> Records:
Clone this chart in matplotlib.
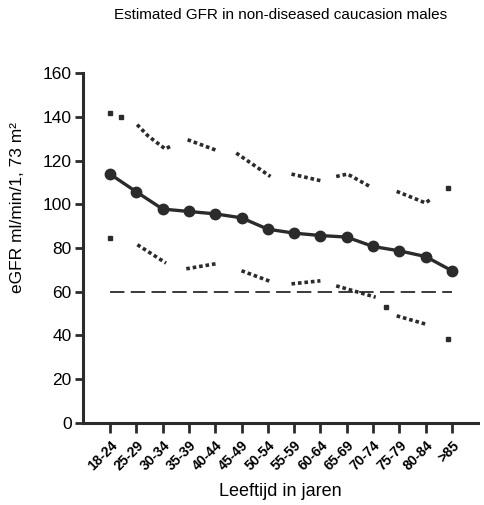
import numpy as np
import matplotlib
matplotlib.use("Agg")
import matplotlib.pyplot as plt

plt.rcParams['font.family'] = ['Liberation Sans', 'DejaVu Sans']

age_groups = ['18-24', '25-29', '30-34', '35-39', '40-44', '45-49', '50-54',
              '55-59', '60-64', '65-69', '70-74', '75-79', '80-84', '>85']
mean_gfr = [113.8, 105.7, 97.8, 96.7, 95.6, 93.8, 88.6,
            86.8, 85.7, 85.0, 80.7, 78.7, 76.1, 69.6]

# dotted percentile curves, nan = gap between pieces
upper_pos = [1.03, 1.45, 2.1, 2.3, np.nan, 2.95, 4.06, np.nan, 4.8, 6.1, np.nan,
             6.9, 8.0, np.nan, 8.6, 9.03, 9.9, np.nan, 10.9, 12.0, 12.2]
upper_val = [136.4, 131.2, 125.3, 126.5, np.nan, 129.5, 124.6, np.nan, 123.4, 112.7, np.nan,
             113.8, 110.8, np.nan, 112.7, 113.8, 108.0, np.nan, 105.9, 100.6, 102.4]
upper_single_pos = [0, 0.42, 12.84]
upper_single_val = [141.7, 139.7, 107.4]

lower_pos = [1.04, 2.13, np.nan, 2.9, 4.02, np.nan, 5.0, 6.1, np.nan,
             6.9, 8.0, np.nan, 8.6, 10.1, np.nan, 10.9, 12.0]
lower_val = [81.5, 73.1, np.nan, 70.5, 72.8, np.nan, 69.6, 64.7, np.nan,
             63.6, 65.0, np.nan, 62.7, 57.5, np.nan, 49.0, 45.2]
lower_single_pos = [0, 10.5, 12.84]
lower_single_val = [84.8, 53.2, 38.4]

threshold = 60
ink = '#2b2b2b'

fig = plt.figure(figsize=(4.85, 5.05), dpi=100)
ax = fig.add_axes([0.171, 0.1624, 0.815, 0.693])

x = np.arange(len(age_groups))
ax.hlines(threshold, 0, 13, colors=ink, linestyles=(0, (8, 3.5)), lw=1.3)

for px, py in [(upper_pos, upper_val), (lower_pos, lower_val)]:
    ax.plot(px, py, color=ink, lw=2.6, linestyle=(0, (1, 0.8)), dash_capstyle='butt')
ax.plot(upper_single_pos, upper_single_val, 's', color=ink, ms=3, lw=0)
ax.plot(lower_single_pos, lower_single_val, 's', color=ink, ms=3, lw=0)

ax.plot(x, mean_gfr, '-o', color=ink, lw=2.4, ms=7.5, zorder=5)

ax.set_xlim(-1.03, 14.0)
ax.set_ylim(0, 160)
ax.set_yticks(range(0, 161, 20))
ax.set_xticks(x)
ax.set_xticklabels(age_groups, rotation=45, ha='right', rotation_mode='anchor',
                   fontsize=10, fontweight='bold')
ax.tick_params(axis='y', labelsize=12.5, width=2, length=6, color=ink, pad=2)
ax.tick_params(axis='x', width=2, length=7, color=ink, pad=4)

for side in ['top', 'right']:
    ax.spines[side].set_visible(False)
for side in ['left', 'bottom']:
    ax.spines[side].set_linewidth(2.2)
    ax.spines[side].set_color(ink)

ax.set_ylabel('eGFR ml/min/1, 73 m²', fontsize=12.5)
ax.yaxis.set_label_coords(-0.147, 0.617)
ax.set_xlabel('Leeftijd in jaren', fontsize=13, labelpad=7)

fig.text(0.578, 0.97, 'Estimated GFR in non-diseased caucasion males',
         ha='center', va='center', fontsize=11)

fig.savefig('out.png', dpi=100)
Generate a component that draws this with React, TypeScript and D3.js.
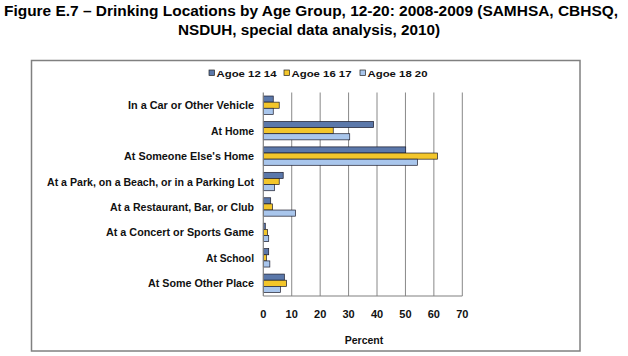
import React from "react";
import * as d3 from "d3";

const categories = [
  "In a Car or Other Vehicle",
  "At Home",
  "At Someone Else's Home",
  "At a Park, on a Beach, or in a Parking Lot",
  "At a Restaurant, Bar, or Club",
  "At a Concert or Sports Game",
  "At School",
  "At Some Other Place",
];
const seriesNames = ["Agoe 12 14", "Agoe 16 17", "Agoe 18 20"];
const age1214 = [3.5, 38.8, 50.1, 7.0, 2.6, 0.7, 1.9, 7.4];
const age1617 = [5.6, 24.6, 61.3, 5.6, 3.2, 1.5, 1.1, 8.2];
const age1820 = [3.5, 30.4, 54.2, 3.9, 11.3, 1.9, 2.3, 6.0];
const xTicks = [0, 10, 20, 30, 40, 50, 60, 70];
const colors = ["#5B78AA", "#F3C62B", "#A9C6EC"];
const labelWidths = [126, 43, 130, 207, 144, 148, 48, 106];

export default function App() {
  const series = [age1214, age1617, age1820];
  const x = d3.scaleLinear().domain([0, 70]).range([263.3, 462.3]);
  const y = d3.scaleBand<string>().domain(categories).range([92.5, 296]).paddingInner(0).paddingOuter(0);
  const groupH = 18.4;
  const inner = d3.scaleBand<number>().domain([0, 1, 2]).range([0, groupH]);
  const font = "'Liberation Sans', Arial, sans-serif";
  const legendX = [209, 284, 360];
  return (
    <svg width={628} height={356} style={{ position: "absolute", left: 0, top: 0, background: "#fff" }} fontFamily={font}>
      <rect x={0} y={0} width={628} height={356} fill="#fff" />
      <text x={4} y={15.7} fontSize={14} fontWeight="bold" fill="#000" textLength={614} lengthAdjust="spacingAndGlyphs">
        Figure E.7 – Drinking Locations by Age Group, 12-20: 2008-2009 (SAMHSA, CBHSQ,
      </text>
      <text x={178} y={34.7} fontSize={14} fontWeight="bold" fill="#000" textLength={262} lengthAdjust="spacingAndGlyphs">
        NSDUH, special data analysis, 2010)
      </text>
      <rect x={31.5} y={60.5} width={548.5} height={290.5} fill="none" stroke="#808080" strokeWidth={1.5} />
      {/* legend */}
      {seriesNames.map((n, i) => (
        <g key={n}>
          <rect x={legendX[i]} y={70} width={5.5} height={5.5} fill={colors[i]} stroke="#222" strokeWidth={0.7} />
          <text x={legendX[i] + 7.5} y={76.6} fontSize={9.5} fontWeight="bold" fill="#111" textLength={60} lengthAdjust="spacingAndGlyphs">
            {n}
          </text>
        </g>
      ))}
      {/* gridlines */}
      {xTicks.slice(1).map((t) => (
        <line key={t} x1={x(t)} x2={x(t)} y1={92.5} y2={296} stroke="#888" strokeWidth={1} />
      ))}
      {/* bars */}
      {categories.map((c, ci) => (
        <g key={c}>
          {series.map((s, si) => (
            <rect
              key={si}
              x={x(0)}
              y={(y(c) as number) + (y.bandwidth() - groupH) / 2 + (inner(si) as number)}
              width={x(s[ci]) - x(0)}
              height={inner.bandwidth()}
              fill={colors[si]}
              stroke="#1a1a2a"
              strokeWidth={0.7}
            />
          ))}
          <text
            x={254}
            y={(y(c) as number) + y.bandwidth() / 2 + 4}
            textAnchor="end"
            fontSize={10.5}
            fontWeight="bold"
            fill="#111"
            textLength={labelWidths[ci]}
            lengthAdjust="spacingAndGlyphs"
          >
            {c}
          </text>
        </g>
      ))}
      {/* axes */}
      <line x1={x(0)} x2={x(0)} y1={92.5} y2={296} stroke="#808080" strokeWidth={1.2} />
      <line x1={x(0)} x2={x(70)} y1={296} y2={296} stroke="#808080" strokeWidth={1.2} />
      {xTicks.map((t) => (
        <text key={t} x={x(t)} y={318} textAnchor="middle" fontSize={11} fontWeight="bold" fill="#111">
          {t}
        </text>
      ))}
      <text x={364} y={344} textAnchor="middle" fontSize={10.5} fontWeight="bold" fill="#111">
        Percent
      </text>
    </svg>
  );
}
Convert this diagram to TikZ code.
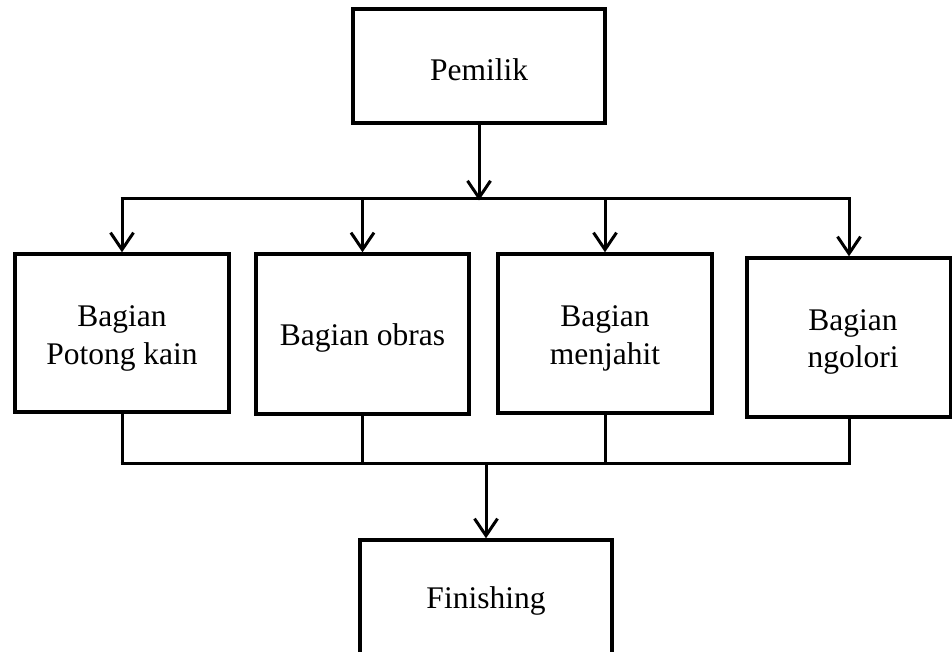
\documentclass[tikz,border=0pt]{standalone}
\usepackage{fontspec}
\setmainfont{Liberation Serif}
\usetikzlibrary{arrows.meta}
\begin{document}
\begin{tikzpicture}[x=1pt,y=-1pt,
  box/.style={draw,line width=3.4pt,inner sep=0pt},
  txt/.style={align=center,inner sep=0pt,font=\fontsize{31.5}{37.5}\selectfont},
  conn/.style={line width=3pt},
  arr/.style={conn,-{Straight Barb[length=17pt,width=23pt,line width=3pt]}}]
\useasboundingbox (0,0) rectangle (952,652);
\clip (0,0) rectangle (952,652);
\node[box,minimum width=252pt,minimum height=114pt] (pem) at (479,66) {};
\node[box,minimum width=214pt,minimum height=158pt] (b1) at (122,333) {};
\node[box,minimum width=213pt,minimum height=160pt] (b2) at (362.5,334) {};
\node[box,minimum width=214pt,minimum height=159pt] (b3) at (605,333.5) {};
\node[box,minimum width=204pt,minimum height=159pt] (b4) at (849,337.5) {};
\node[box,minimum width=252pt,minimum height=116pt] (fin) at (486,598) {};
\node[txt,yshift=-3.5pt] (tpem) at (pem.center) {Pemilik};
\node[txt,yshift=-5.5pt] (tb1) at (b1.center) {Bagian\\Potong kain};
\node[txt,yshift=-3.75pt] (tb2) at (b2.center) {Bagian obras};
\node[txt,yshift=-5pt] (tb3) at (b3.center) {Bagian\\menjahit};
\node[txt,xshift=4pt,yshift=-4.5pt] (tb4) at (b4.center) {Bagian\\ngolori};
\node[txt,yshift=-2.75pt] (tfin) at (fin.center) {Finishing};
\coordinate (busT) at (479,199);
\coordinate (busB) at (486,463);
\draw[arr] (pem.south) -- ([yshift=-1.5pt]busT);
\draw[conn] ([xshift=-1.5pt]b1.north |- busT) -- ([xshift=1.5pt]b4.north |- busT);
\foreach \b in {b1,b2,b3,b4}
  \draw[arr] (\b.north |- busT) -- (\b.north);
\foreach \b in {b1,b2,b3,b4}
  \draw[conn] (\b.south) -- (\b.south |- busB);
\draw[conn] ([xshift=-1.5pt]b1.south |- busB) -- ([xshift=1.5pt]b4.south |- busB);
\draw[arr] (busB) -- (fin.north);
\end{tikzpicture}
\end{document}
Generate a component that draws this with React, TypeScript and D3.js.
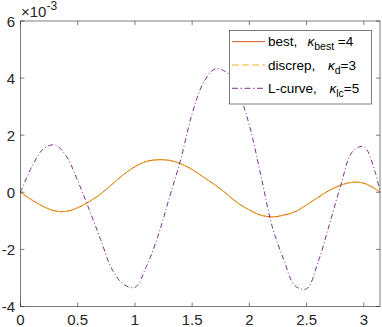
import * as d3 from 'd3';

// sample positions (x in [0, pi])
const xValues = [
  0, 0.1, 0.2, 0.3, 0.4, 0.5, 0.6, 0.7, 0.8, 0.9, 1.0, 1.1, 1.2, 1.3, 1.4, 1.5,
  1.6, 1.7, 1.8, 1.9, 2.0, 2.1, 2.2, 2.3, 2.4, 2.5, 2.6, 2.7, 2.8, 2.9, 3.0, 3.1, 3.1416,
];

// values in units of 1e-3
const bestValues = [
  0, -0.27, -0.5, -0.65, -0.67, -0.54, -0.33, -0.06, 0.28, 0.62, 0.9, 1.08, 1.14, 1.12, 1.0, 0.8,
  0.53, 0.26, -0.05, -0.38, -0.62, -0.8, -0.86, -0.8, -0.68, -0.44, -0.18, 0.07, 0.25, 0.35, 0.32, 0.12, 0,
];
// discrepancy solution lies on top of the best one
const discrepValues = [...bestValues];
const lcurveValues = [
  0, 0.9, 1.52, 1.66, 1.27, 0.4, -0.6, -1.65, -2.7, -3.22, -3.33, -2.6, -1.55, -0.2, 1.15, 2.75,
  3.85, 4.32, 4.2, 3.55, 2.35, 0.6, -1.2, -2.35, -3.28, -3.38, -2.45, -1.12, 0.26, 1.42, 1.6, 0.7, 0,
];

const xTicks = [0, 0.5, 1, 1.5, 2, 2.5, 3];
const yTicks = [-4, -2, 0, 2, 4, 6];

const W = 382;
const H = 327;
const axisColor = '#262626';
const font = '"Liberation Sans", Arial, sans-serif';

export default function App() {
  const x = d3.scaleLinear().domain([0, Math.PI]).range([20.5, 380]);
  const y = d3.scaleLinear().domain([-4, 6]).range([306.5, 21]);

  const line = (vals: number[]) =>
    d3
      .line<number>()
      .x((_, i) => x(xValues[i]))
      .y((d) => y(d))
      .curve(d3.curveCatmullRom)(vals) as string;

  const series = [
    { name: 'best', vals: bestValues, color: '#D95319', dash: undefined },
    { name: 'discrep', vals: discrepValues, color: '#EDB120', dash: '7,2.5' },
    { name: 'lc', vals: lcurveValues, color: '#7E2F8E', dash: '5,2.5,1,2.5' },
  ];

  const [x0, x1] = x.range();
  const [y0, y1] = y.range();
  const tickLen = 4;

  const legendRows = [
    { color: '#D95319', dash: undefined, label: 'best,', kx: 307.5, sub: 'best', tail: ' =4' },
    { color: '#EDB120', dash: '7,3', label: 'discrep,', kx: 328, sub: 'd', tail: '=3' },
    { color: '#7E2F8E', dash: '6,2.5,1.5,2.5', label: 'L-curve,', kx: 329.5, sub: 'lc', tail: '=5' },
  ];

  return (
    <svg
      width={W}
      height={H}
      style={{ position: 'absolute', left: 0, top: 0, background: '#fff' }}
      fontFamily={font}
    >
      <rect x={x0} y={y1} width={x1 - x0} height={y0 - y1} fill="#fff" />

      {series.map((s) => (
        <path
          key={s.name}
          d={line(s.vals)}
          fill="none"
          stroke={s.color}
          strokeWidth={1}
          strokeDasharray={s.dash}
        />
      ))}

      {/* axes box */}
      <rect
        x={x0}
        y={y1}
        width={x1 - x0}
        height={y0 - y1}
        fill="none"
        stroke={axisColor}
        strokeWidth={0.6}
      />

      {xTicks.map((t) => (
        <g key={'x' + t}>
          <line x1={x(t)} x2={x(t)} y1={y0} y2={y0 - tickLen} stroke={axisColor} strokeWidth={0.6} />
          <line x1={x(t)} x2={x(t)} y1={y1} y2={y1 + tickLen} stroke={axisColor} strokeWidth={0.6} />
          <text x={x(t)} y={325} fontSize={15} textAnchor="middle" fill="#262626">
            {t}
          </text>
        </g>
      ))}

      {yTicks.map((t) => (
        <g key={'y' + t}>
          <line x1={x0} x2={x0 + tickLen} y1={y(t)} y2={y(t)} stroke={axisColor} strokeWidth={0.6} />
          <line x1={x1} x2={x1 - tickLen} y1={y(t)} y2={y(t)} stroke={axisColor} strokeWidth={0.6} />
          <text x={15} y={y(t) + 5.5} fontSize={15} textAnchor="end" fill="#262626">
            {t < 0 ? '-' + Math.abs(t) : t}
          </text>
        </g>
      ))}

      {/* exponent label */}
      <text x={21} y={17} fontSize={15} fill="#262626">
        ×10
        <tspan fontSize={12} dy={-7}>
          -3
        </tspan>
      </text>

      {/* legend */}
      <rect x={229.5} y={30.5} width={142} height={73.5} fill="#fff" stroke={axisColor} strokeWidth={0.6} />
      {legendRows.map((r, i) => {
        const cy = 41.7 + i * 23.3;
        return (
          <g key={r.label}>
            <line
              x1={232}
              x2={265}
              y1={cy}
              y2={cy}
              stroke={r.color}
              strokeWidth={1}
              strokeDasharray={r.dash}
            />
            <text x={268} y={cy + 4.5} fontSize={13.5} fill="#000">
              {r.label}
            </text>
            <text x={r.kx} y={cy + 4.5} fontSize={13.5} fill="#000" style={{ whiteSpace: 'pre' }}>
              <tspan fontStyle="italic">κ</tspan>
              <tspan fontSize={10.5} dy={4}>
                {r.sub}
              </tspan>
              <tspan dy={-4}>{r.tail}</tspan>
            </text>
          </g>
        );
      })}
    </svg>
  );
}
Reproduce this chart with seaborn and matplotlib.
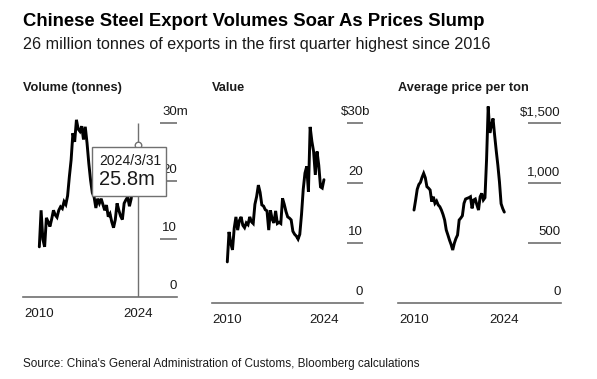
"""
Chinese steel exports - volume, value and average price per ton (quarterly).
"""
import matplotlib
matplotlib.use("Agg")
import matplotlib.pyplot as plt
import matplotlib.transforms as mtransforms
from matplotlib.patches import Rectangle
import pandas as pd
import seaborn as sns

# ── Data (quarterly 2010Q1 - 2024Q1) ─────────────────────────────────
QUARTERS = pd.period_range("2010Q1", "2024Q1", freq="Q")

VOLUME_M = [
    8.7, 15.0, 10.0, 8.7, 13.7, 13.0, 12.2, 13.5, 15.0, 14.2,
    13.8, 15.0, 15.6, 15.3, 16.5, 16.0, 17.5, 20.8, 23.7, 28.3,
    26.8, 30.6, 29.0, 28.6, 29.5, 27.2, 29.4, 26.6, 23.1, 20.2,
    18.0, 17.3, 15.4, 17.0, 16.2, 17.0, 16.0, 15.0, 15.9, 13.9,
    14.4, 13.0, 12.0, 13.4, 16.2, 15.0, 14.0, 13.4, 16.2, 16.8,
    17.3, 15.7, 17.0, 20.3, 23.8, 24.3, 25.8,
]

VALUE_B = [
    6.9, 11.9, 10.0, 8.9, 12.5, 14.4, 12.2, 13.8, 14.4, 13.0,
    12.6, 13.4, 13.1, 14.4, 13.6, 13.3, 16.5, 17.8, 19.7, 18.5,
    16.4, 16.2, 15.6, 15.4, 12.2, 15.5, 14.0, 13.4, 15.4, 13.3,
    13.5, 13.3, 17.5, 16.5, 15.3, 14.4, 14.2, 13.9, 12.0, 11.5,
    11.2, 10.7, 11.5, 14.8, 19.0, 21.7, 22.8, 18.6, 29.4, 27.0,
    25.3, 21.4, 25.3, 23.0, 19.4, 19.2, 20.6,
]

PRICE_USD = [
    777, 860, 950, 990, 1008, 1050, 1083, 1047, 972, 960,
    944, 847, 888, 833, 852, 820, 805, 777, 740, 694,
    611, 570, 527, 490, 444, 500, 540, 569, 694, 710,
    730, 833, 869, 875, 880, 888, 791, 861, 869, 820,
    777, 888, 916, 861, 880, 1200, 1640, 1420, 1480, 1540,
    1400, 1270, 1150, 1010, 830, 790, 760,
]

PANEL_TITLES = ["Volume (tonnes)", "Value", "Average price per ton"]
Y_TICKS = [[0, 10, 20, 30], [0, 10, 20, 30], [0, 500, 1000, 1500]]
Y_LABELS = [["0", "10", "20", "30m"], ["0", "10", "20", "$30b"],
            ["0", "500", "1,000", "$1,500"]]
X_TICKS = [2010, 2024]

TITLE = "Chinese Steel Export Volumes Soar As Prices Slump"
SUBTITLE = "26 million tonnes of exports in the first quarter highest since 2016"
SOURCE = "Source: China's General Administration of Customs, Bloomberg calculations"

# ── Layout (pixels of the 597x379 canvas) ──────────────────────────
W, H = 597, 379
GREY = "#707070"
TEXT = "#1a1a1a"

# left, right, bottom, top, ylim, xlim, tick-line start (axes frac),
# overhang of the unit suffix past the axis end (points)
PANELS = [
    (23, 177, 297.3, 111.7, (0, 32), (2007.69, 2029.48), 0.89, 7.9),
    (211.7, 363.3, 303.3, 111.3, (0, 32), (2007.74, 2029.70), 0.89, 5.3),
    (398, 560.7, 303.3, 99.3, (0, 1700), (2007.52, 2032.74), 0.797, 0),
]

sns.set_style("white")
plt.rcParams["font.family"] = ["Liberation Sans", "DejaVu Sans"]

df = pd.DataFrame({
    "year": [q.year + (q.quarter - 1) / 4 for q in QUARTERS],
    "volume": VOLUME_M,
    "value": VALUE_B,
    "price": PRICE_USD,
})
columns = ["volume", "value", "price"]

fig = plt.figure(figsize=(W / 100, H / 100), dpi=100)

axes = []
for i, (left, right, bottom, top, ylim, xlim, tick_x0, overhang) in enumerate(PANELS):
    ax = fig.add_axes([left / W, 1 - bottom / H, (right - left) / W, (bottom - top) / H])
    ax.patch.set_alpha(0)
    sns.lineplot(data=df, x="year", y=columns[i], ax=ax, color="black",
                 linewidth=2.1, solid_joinstyle="miter")
    ax.set_xlim(*xlim)
    ax.set_ylim(*ylim)
    ax.set_xlabel("")
    ax.set_ylabel("")

    for side in ["top", "left", "right"]:
        ax.spines[side].set_visible(False)
    ax.spines["bottom"].set_color(GREY)
    ax.spines["bottom"].set_linewidth(1.2)

    ax.set_xticks(X_TICKS)
    ax.set_xticklabels([str(t) for t in X_TICKS])
    ax.tick_params(axis="x", direction="out", length=3.5, width=1.0, color=GREY,
                   pad=4, labelsize=9.5, labelcolor=TEXT)
    ax.set_yticks([])

    # bloomberg style y ticks: short lines on the right, labels above them
    trans = mtransforms.blended_transform_factory(ax.transAxes, ax.transData)
    for val, lab in zip(Y_TICKS[i], Y_LABELS[i]):
        if val != 0:
            ax.plot([tick_x0, 1.0], [val, val], transform=trans, color=GREY,
                    lw=1.2, clip_on=False, solid_capstyle="butt")
        shift = overhang if val == Y_TICKS[i][-1] else 0
        ax.annotate(lab, xy=(1.0, val), xycoords=trans, xytext=(shift, 3.5),
                    textcoords="offset points", ha="right", va="bottom",
                    fontsize=9.5, color=TEXT)

    fig.text(left / W, 1 - 88 / H, PANEL_TITLES[i], fontsize=9.2,
             fontweight="bold", color=TEXT, va="center", ha="left")
    axes.append(ax)

# ── Crosshair + tooltip on the volume panel ────────────────────────
ax = axes[0]
last_x = df["year"].iloc[-1]
last_v = df["volume"].iloc[-1]
ax.vlines(last_x, 0, Y_TICKS[0][-1], color=GREY, lw=1.0, zorder=1)
ax.scatter([last_x], [last_v + 0.5], s=22, facecolor="white", edgecolor=GREY,
           linewidth=1.0, zorder=9)
ax.add_patch(Rectangle((0.446, 0.546), 0.485, 0.265, transform=ax.transAxes,
                       facecolor="white", edgecolor=GREY, lw=1.0,
                       zorder=10, clip_on=False))
end_date = QUARTERS[-1].end_time
ax.text(0.494, 0.736, f"{end_date.year}/{end_date.month}/{end_date.day}",
        transform=ax.transAxes, fontsize=10, color=TEXT, va="center",
        ha="left", zorder=11)
ax.text(0.494, 0.637, f"{last_v:.1f}m", transform=ax.transAxes, fontsize=14.5,
        color=TEXT, va="center", ha="left", zorder=11)

# ── Titles and source ──────────────────────────────────────────────
fig.text(23 / W, 1 - 21 / H, TITLE, fontsize=13.3, fontweight="bold",
         color="black", va="center", ha="left")
fig.text(23 / W, 1 - 45 / H, SUBTITLE, fontsize=11.6, color=TEXT,
         va="center", ha="left")
fig.text(23 / W, 1 - 364 / H, SOURCE, fontsize=8.45, color=TEXT,
         va="center", ha="left")

fig.savefig("out.png", dpi=100, facecolor="white")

> Problem to work on:
Everything from the first line of the records through the line containing "(8, 3.5)), lw=1.3)" should be reproduced exactly, apart from the pictures.

> Final result:
Clone this chart in matplotlib.
import numpy as np
import matplotlib
matplotlib.use("Agg")
import matplotlib.pyplot as plt

plt.rcParams['font.family'] = ['Liberation Sans', 'DejaVu Sans']

age_groups = ['18-24', '25-29', '30-34', '35-39', '40-44', '45-49', '50-54',
              '55-59', '60-64', '65-69', '70-74', '75-79', '80-84', '>85']
mean_gfr = [113.8, 105.7, 97.8, 96.7, 95.6, 93.8, 88.6,
            86.8, 85.7, 85.0, 80.7, 78.7, 76.1, 69.6]

# dotted percentile curves, nan = gap between pieces
upper_pos = [1.03, 1.45, 2.1, 2.3, np.nan, 2.95, 4.06, np.nan, 4.8, 6.1, np.nan,
             6.9, 8.0, np.nan, 8.6, 9.03, 9.9, np.nan, 10.9, 12.0, 12.2]
upper_val = [136.4, 131.2, 125.3, 126.5, np.nan, 129.5, 124.6, np.nan, 123.4, 112.7, np.nan,
             113.8, 110.8, np.nan, 112.7, 113.8, 108.0, np.nan, 105.9, 100.6, 102.4]
upper_single_pos = [0, 0.42, 12.84]
upper_single_val = [141.7, 139.7, 107.4]

lower_pos = [1.04, 2.13, np.nan, 2.9, 4.02, np.nan, 5.0, 6.1, np.nan,
             6.9, 8.0, np.nan, 8.6, 10.1, np.nan, 10.9, 12.0]
lower_val = [81.5, 73.1, np.nan, 70.5, 72.8, np.nan, 69.6, 64.7, np.nan,
             63.6, 65.0, np.nan, 62.7, 57.5, np.nan, 49.0, 45.2]
lower_single_pos = [0, 10.5, 12.84]
lower_single_val = [84.8, 53.2, 38.4]

threshold = 60
ink = '#2b2b2b'

fig = plt.figure(figsize=(4.85, 5.05), dpi=100)
ax = fig.add_axes([0.171, 0.1624, 0.815, 0.693])

x = np.arange(len(age_groups))
ax.hlines(threshold, 0, 13, colors=ink, linestyles=(0, (8, 3.5)), lw=1.3)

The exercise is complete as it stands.